One thing i have learned over the years in other industries is to make sure you trust who is refurbishing the item. Some people will take an item clean up the dirt and call an item refurbished and others (typically factory refurbished) will take the shell of an item and replace all internals. Ive only had one refurbished amp and it was a factory refurbished MTX amp and it still works from when i bought it in the late 90s eary 00.


----------



## Mike Bober (Apr 11, 2013)

On an amp like that and the price difference between new and refurb, better off to buy the new one for sure. More expensive things like hi end tv's and electronics i might go refurb and with a square trade warranty for it.


----------



## cubdenno (Nov 10, 2007)

Bought the two JBL GTO14001 amps for my son as refurbished, no issues
Bought Sundown SAE1000D as refurbished for son, no issues. Still going strong in a friends vehicle.
a boston acoustics factory refurbed as well.
So the four that I received, were great and are still in operation.

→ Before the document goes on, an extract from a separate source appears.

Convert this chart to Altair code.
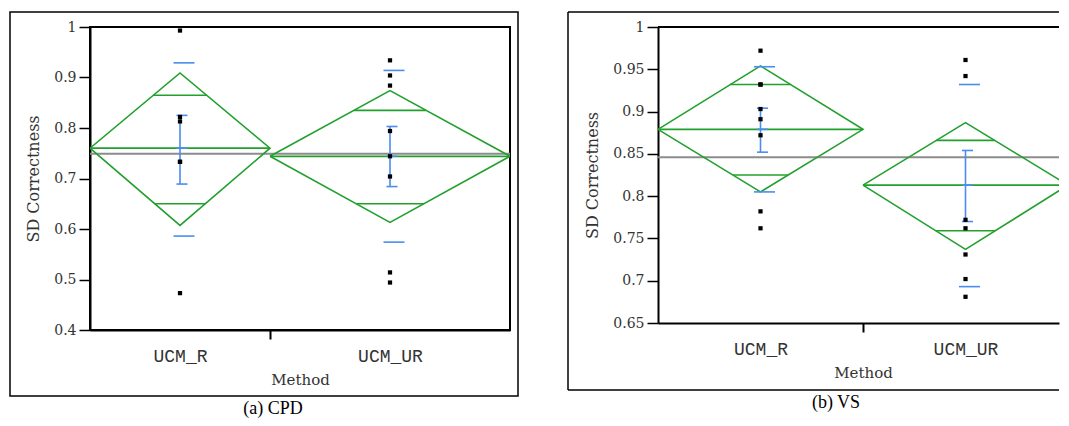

I do agree that be wary of where you get them. The JBL's and BA were factory refurbished. The Sundown came from DB-R.


----------



## quietfly (Mar 23, 2011)

I've also had great luck with refurbs, that being said.... like mentioned above make sure its from the manufacture and has a warranty.


----------



## Rodek (Aug 19, 2006)

I bought a HU refurbished years ago and never had a single problem out of it over the years I used it. It was a manufacturer refurb.


----------



## Rogue740 (Aug 6, 2010)

I buy refurbed stuff all the time without any issues. I will only buy "manufacturer refurbished" though, no "seller refurbished". I figure that it's already failed for someone else and been fixed by the manufacturer, so it's less likely to fail for me. My logic may be flawed, but I've never had a refurbed item fail on me, and that's not just car audio stuff either.


----------



## firebri (Mar 14, 2014)

Eager to hear more opinions on this topic. I'm currently planning on buying refurbished JL Audio amps for my current build. They are refurbished by JL Audio, and I will be purchasing from a JL Audio Signature dealer. They come with a 90 day warranty, but I will probably add an extended plan to my purchase. The savings in doing so will be significant, even with the additional warranties.


----------



## Mike Bober (Apr 11, 2013)

Cant go wrong with a JL amp! I see no issues whatsover as long as its manufacturer refurbished with warranty, and a decent discount. Always have to think about repairs for anything new or refurbed, or used for that matter.....like where can i take it or send it, and how much hassle, and how much money out of MY pocket will it cost for a repair or to ship to a certain place for a repair if under a warranty. As long as the buyer is ok with that stuff you cant go wrong with anything you buy.


----------